Figure 1 – 1000 psi -  Immiscible Carbon Dioxide

      The gas and oil phases are separate phases– Oil spreads between gas and water - Gas can diffuse into pores and form a isolated gas bubble - This helps displace the oil.

Figure 2 – 1,500 psi – Miscibility Between Gas and Oil Begins to Develop

      A clear Middle Phase forms and spreads between the oil and gas.  The interfacial tensions are very low.  Oil recovery will be high and the displacement will appear to be above the Minimum Miscibility Pressure (MMP).
 
Figure 3 – 2,500 psig – CO2 Has Developed Miscibility with the Oil
 

      Well above the MMP - The miscible fluid is the very light fluid flowing in a channel past the darker bypassed oil.   The miscible fluid is Extracting NGL  from the bypassed oil .  First, the fluid gets lighter, then -

Figure 4 – Lower Liquid Begins to Condense
 

      After some time, the light hydrocarbons have been depleted from the bypassed oil and the Lower Liquid (dark spots) begins to condense from the miscible fluid.  The condensed phase appears to coat the wall of the model (wet),

      As more lower liquid condenses from the miscible bank, the lower liquid phase coalesces into a continuous phase, Figure 5.  The dark lower liquid phase (a heavy-oil containing some CO2) is miscible with the bypassed oil, but immiscible with the CO2 rich gas phase.   The dark lower liquid may wet surfaces because it was enriched in the polar components of the oil when the light components were extracted.  Thus, some gas-oil lamellae form at small pore throats (Figure 5) and move along with the gas.  This form of foam is similar to foamy-oil observed in some heavy-oil projects, and may reduce mobility of the gas.

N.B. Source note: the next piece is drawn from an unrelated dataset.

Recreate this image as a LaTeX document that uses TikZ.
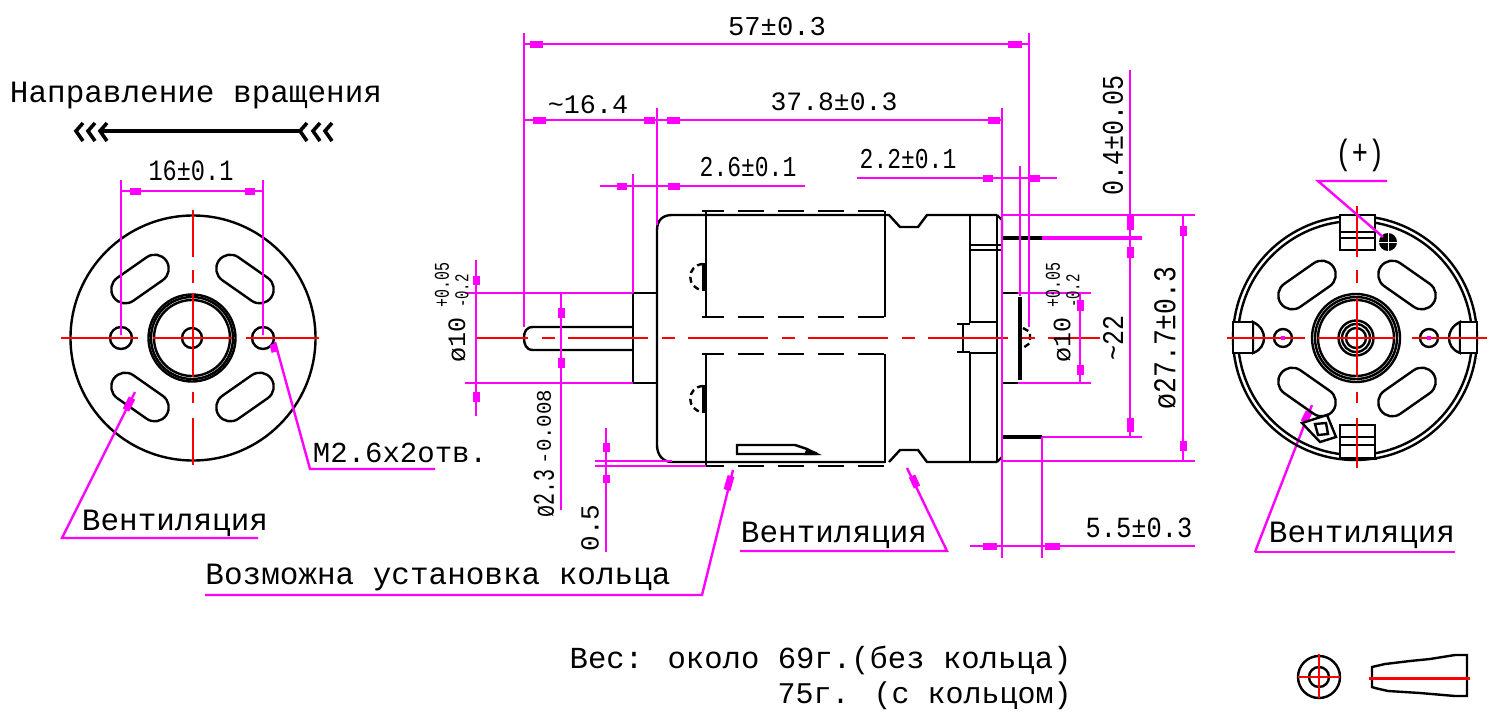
\documentclass[tikz,border=0pt]{standalone}
\usepackage{fontspec}
\setmainfont{Liberation Mono}
\definecolor{pk}{RGB}{255,0,255}
\definecolor{rd}{RGB}{255,0,0}
\newcommand\fsz[1]{\fontsize{#1}{#1}\selectfont}
\newcommand\tallt[2]{\scalebox{1}[#1]{#2}}
\tikzset{
  part/.style={draw=black,line width=1.2pt},
  heavy/.style={draw=black,line width=2.2pt},
  cl/.style={draw=rd,line width=1.2pt},
  dm/.style={draw=pk,line width=1.2pt},
  blob/.style={draw=pk,line width=3.5pt},
  ring/.style={draw=black,line width=1.2pt,dash pattern=on 13pt off 7pt,dash phase=2pt},
  txt/.style={inner sep=0pt,text=black},
}
\newcommand\slotshape[3]{\draw[part,shift={(#1,#2)},rotate=#3,rounded corners=7pt] (-32,-14) rectangle (32,14);}
\begin{document}
\begin{tikzpicture}[x=0.5pt,y=-0.5pt]
\useasboundingbox (0,0) rectangle (1489,713);
\fill[white] (0,0) rectangle (1489,713);
% ---------- rotation arrow
\node[txt] (dirlabel) at (196,96) {\fsz{15.5}Направление вращения};
\draw[line width=2.2pt,black] (100,131)--(302,131);
\foreach \x in {76,88,100,300,313,325}
  \draw[line width=1.8pt,black] (\x+7,123)--(\x,131)--(\x+7,141);
% ---------- left view
\draw[part] (193,338) circle (122.5);
\draw[part] (192,338) circle (43.5);
\draw[part] (192,338) circle (41);
\draw[part] (192,338) circle (38);
\draw[part] (192,338) circle (10);
\draw[part] (121,338) circle (11);
\draw[part] (263,338) circle (11);
\slotshape{140}{279}{35}
\slotshape{245}{279}{-35}
\slotshape{140}{397}{-35}
\slotshape{245}{397}{35}
\foreach \a/\b in {61/138,153/232,246/319} \draw[cl] (\a,338)--(\b,338);
\foreach \a/\b in {210/257,270/283,293/377,392/403,418/465} \draw[cl] (193,\a)--(193,\b);
\draw[dm] (121,180)--(121,335) (263,180)--(263,335) (121,191)--(263,191);
\draw[blob] (130,191)--(141,191) (245,191)--(255,191);
\node[txt] (dimsixteen) at (191,171) {\fsz{11.8}\tallt{1.25}{16±0.1}};
\draw[dm] (258,538)--(62,538)--(135,392);
\draw[blob] (132,398)--(126,410);
\node[txt] (ventA) at (175,523) {\fsz{15.5}Вентиляция};
\draw[dm] (435,469)--(310,469)--(275,342);
\draw[blob] (273,344)--(275,352);
\node[txt] (mlabel) at (400,453) {\fsz{14.5}M2.6x2отв.};
% ---------- motor body
\draw[part] (633,350)--(533,350) .. controls (526,350) and (524,344) .. (524,338) .. controls (524,332) and (526,327) .. (533,327)--(633,327);
\draw[part] (633,293) rectangle (657,383);
\draw[part] (672,215) .. controls (663,215) and (657,220) .. (657,230)--(657,445) .. controls (657,455) and (663,462) .. (672,462)--(885,462);
\draw[part] (672,215)--(889,215)--(900,227)--(918,227)--(927,215)--(997,215);
\draw[part] (889,462)--(900,450)--(918,450)--(927,462)--(997,462);
\draw[part] (706,211)--(706,317) (885,211)--(885,317) (706,354)--(706,467) (885,354)--(885,463);
\draw[ring] (702,211)--(885,211);
\draw[ring] (702,317)--(885,317);
\draw[ring] (702,354)--(885,354);
\draw[ring] (702,466)--(885,466);
\foreach \c in {277,399}{
  \draw[line width=1.8pt] (704,\c-14)--(704,\c+14);
  \draw[part,densely dashed] (703,\c-13) .. controls (686,\c-12) and (686,\c+12) .. (703,\c+13);
}
\draw[part] (737,445)--(795,445)--(807,449)--(817,454)--(737,454)--cycle;
\fill[black] (806,450)--(817,452)--(817,455)--(804,455)--cycle;
\draw[part] (970,215)--(970,322)--(997,322) (970,353)--(970,462) (970,353)--(997,353);
\draw[part] (997,215)--(997,462);
\draw[part] (1002,240)--(1002,457);
\draw[part] (997,215)--(1002,220)--(1002,240);
\draw[part] (997,462)--(1002,457);
\draw[part] (970,245)--(1002,245) (970,250)--(1002,250);
\draw[part] (957,324)--(970,324) (957,352)--(970,352) (963,324)--(963,352);
\draw[part] (1002,293)--(1018,293) (1002,383)--(1018,383);
\draw[heavy] (1020,297)--(1020,380);
\draw[part,densely dashed] (1023,328)--(1030,332)--(1030,343)--(1023,348);
\draw[heavy] (1002,238)--(1042,238) (1002,437)--(1042,437);
% centre line
\foreach \a/\b in {477/528,542/555,568/648,662/675,688/768,782/795,808/888,902/915,928/1008,1022/1035,1048/1100}
  \draw[cl] (\a,338)--(\b,338);
% ---------- dimensions
\draw[dm] (524,33)--(524,327) (1029,33)--(1029,327) (524,44)--(1029,44);
\draw[blob] (530,44)--(543,44) (1008,44)--(1022,44);
\node[txt] (dimfiftyseven) at (777,27) {\fsz{13.6}57±0.3};
\draw[dm] (524,120)--(1002,120) (657,108)--(657,225) (1002,108)--(1002,558);
\draw[blob] (533,120)--(546,120) (644,120)--(655,120) (667,120)--(680,120) (988,120)--(1000,120);
\node[txt] (dimsixteenfour) at (588,105) {\fsz{13.4}\char"7E 16.4};
\node[txt] (dimthirtyseven) at (834,102) {\fsz{13.2}37.8±0.3};
\draw[dm] (600,186)--(805,186) (633,174)--(633,293);
\draw[blob] (617,186)--(627,186) (668,186)--(680,186);
\node[txt] (dimtwosix) at (748,167) {\fsz{11.5}\tallt{1.25}{2.6±0.1}};
\draw[dm] (857,178)--(1057,178) (1020,166)--(1020,296);
\draw[blob] (983,178)--(993,178) (1030,178)--(1040,178);
\node[txt] (dimtwotwo) at (908,159) {\fsz{11.5}\tallt{1.25}{2.2±0.1}};
% right vertical dims
\draw[dm] (1130,70)--(1130,437);
\draw[dm] (1002,215)--(1195,215) (1002,461)--(1195,461) (1042,437)--(1142,437) (1042,437)--(1042,558);
\draw[pk,line width=2.2pt] (1042,238)--(1142,238);
\draw[blob] (1130,216)--(1130,230) (1130,247)--(1130,258) (1130,418)--(1130,432);
\draw[dm] (1183,215)--(1183,461);
\draw[blob] (1183,226)--(1183,236) (1183,441)--(1183,451);
\node[txt,rotate=90] (dimforty) at (1113,135) {\fsz{12.5}\tallt{1.2}{0.4±0.05}};
\node[txt,rotate=90] (dimtwentytwo) at (1113,338) {\fsz{12.5}\tallt{1.2}{\char"7E 22}};
\node[txt,rotate=90] (dimdia) at (1165,338) {\fsz{13.2}\tallt{1.2}{ø27.7±0.3}};
% right phi10
\draw[dm] (1018,293)--(1091,293) (1018,383)--(1091,383) (1080,293)--(1080,383);
\draw[blob] (1080,300)--(1080,311) (1080,365)--(1080,375);
\node[txt,rotate=90] (phiR) at (1062,340) {\fsz{12.5}ø10};
\node[txt,rotate=90] (phiRa) at (1053,285) {\fsz{7.5}\tallt{1.4}{+0.05}};
\node[txt,rotate=90] (phiRb) at (1073,291) {\fsz{7}\tallt{1.4}{-0.2}};
% left phi10
\draw[dm] (476,260)--(476,416) (465,293)--(633,293) (465,383)--(633,383);
\draw[blob] (476,276)--(476,285) (476,392)--(476,402);
\node[txt,rotate=90] (phiL) at (457,340) {\fsz{12.5}ø10};
\node[txt,rotate=90] (phiLa) at (442,285) {\fsz{7.5}\tallt{1.4}{+0.05}};
\node[txt,rotate=90] (phiLb) at (462,291) {\fsz{7}\tallt{1.4}{-0.2}};
% shaft diameter
\draw[dm] (561,293)--(561,510);
\draw[blob] (561,308)--(561,318) (561,358)--(561,368);
\node[txt,rotate=90] (shaftA) at (544,493) {\fsz{10}\tallt{1.5}{ø2.3}};
\node[txt,rotate=90] (shaftB) at (544,427) {\fsz{10.4}-0.008};
% 0.5
\draw[dm] (606,428)--(606,552) (595,461)--(672,461) (595,466)--(706,466);
\draw[blob] (606,443)--(606,452) (606,475)--(606,483);
\node[txt,rotate=90] (dimhalf) at (590,528) {\fsz{13}0.5};
% 5.5
\draw[dm] (970,546)--(1195,546);
\draw[blob] (983,546)--(997,546) (1045,546)--(1060,546);
\node[txt] (dimfivefive) at (1139,528) {\fsz{12.7}\tallt{1.15}{5.5±0.3}};
% leaders
\draw[dm] (740,551)--(947,551)--(907,468);
\draw[blob] (912,476)--(917,487);
\node[txt] (ventB) at (834,535) {\fsz{15.5}Вентиляция};
\draw[dm] (205,595)--(702,595)--(733,470);
\draw[blob] (731,476)--(727,490);
\node[txt] (ringlabel) at (438,577) {\fsz{15.5}Возможна установка кольца};
\draw[dm] (1255,552)--(1455,552);
\draw[dm] (1255,552)--(1312,405);
\draw[blob] (1309,412)--(1304,422);
\node[txt] (ventC) at (1362,535) {\fsz{15.5}Вентиляция};
% ---------- right view
\draw[part] (1355,338) circle (122);
\draw[part] (1355,338) circle (117);
\draw[part] (1356,338) circle (44);
\draw[part] (1356,338) circle (41);
\draw[part] (1356,338) circle (38);
\draw[part] (1356,338) circle (17.5);
\draw[part] (1356,338) circle (14);
\draw[part] (1356,338) circle (10);
\draw[part] (1283,338) circle (9);
\draw[part] (1429,338) circle (9);
\slotshape{1307}{285}{35}
\slotshape{1407}{285}{-35}
\slotshape{1307}{392}{-35}
\slotshape{1407}{392}{35}
\draw[part,fill=white] (1340,215) rectangle (1375,250);
\draw[part] (1340,232)--(1375,232) (1340,238)--(1375,238);
\draw[part,fill=white] (1340,425) rectangle (1375,458);
\draw[part] (1340,437)--(1375,437) (1340,445)--(1375,445) (1337,459)--(1377,459);
\draw[part,fill=white] (1253,322) .. controls (1261,326) and (1264,332) .. (1264,338) .. controls (1264,344) and (1261,350) .. (1253,353)--cycle;
\draw[part,fill=white] (1233,322) rectangle (1253,353);
\draw[part,fill=white] (1460,322) .. controls (1452,326) and (1449,332) .. (1449,338) .. controls (1449,344) and (1452,350) .. (1460,353)--cycle;
\draw[part,fill=white] (1460,322) rectangle (1477,353);
\fill[black] (1388,242) circle (9);
\draw[white,line width=0.5pt] (1379,242)--(1397,242) (1388,233)--(1388,251);
\draw[part,fill=white] (1302,423)--(1327,415)--(1336,437)--(1320,442)--cycle;
\draw[part] (1315,424)--(1326,423)--(1328,434)--(1318,435)--cycle;
\foreach \a/\b in {1227/1305,1318/1395,1412/1487} \draw[cl] (\a,338)--(\b,338);
\foreach \a/\b in {206/257,270/283,298/377,392/403,418/468} \draw[cl] (1357,\a)--(1357,\b);
\draw[blob,line width=1.6pt] (1281,338)--(1285,338) (1427,338)--(1431,338);
\draw[dm] (1387,181)--(1318,181)--(1383,237);
\node[txt] (plus) at (1360,155) {\fsz{13.5}\tallt{1.3}{(+)}};
% ---------- weight note
\node[txt,anchor=east] (weightA) at (1072,660) {\fsz{15.3}Вес: около 69г.(без кольца)};
\node[txt,anchor=east] (weightB) at (1072,696) {\fsz{15}75г. (с кольцом)};
% ---------- bottom right symbols
\draw[part] (1319,677) circle (21);
\draw[part] (1319,677) circle (10);
\draw[cl] (1298,677)--(1340,677) (1319,654)--(1319,698);
\draw[part] (1372,667)--(1385,664)--(1410,661)--(1430,659)--(1455,655)--(1467,655)--(1467,696)--(1455,696)--(1420,693)--(1388,691)--(1375,688)--(1372,687)--cycle;
\draw[rd,line width=1.5pt] (1369,678)--(1470,678);
\end{tikzpicture}
\end{document}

Figure 5 – Final Stage - Gas Immiscible

      The lower liquid coalesces, forms a continuous phase, and the CO2 behaves like an immiscible gas again.

     The behavior presented in the previous pictures is found for oils where the gas is rich in NGL.  The middle liquid phase, Figure 2, is only found in cooler reservoirs, i.e., Permian Basin but not at greater than 200 ^oF in the Williston Basin.  If the reservoir gas is rich in methane true miscibility (Figure 3) may not develop but most of the oil can be recovered anyway because a high concentration of CO2 will dissolve in the oil before a gas phase appears.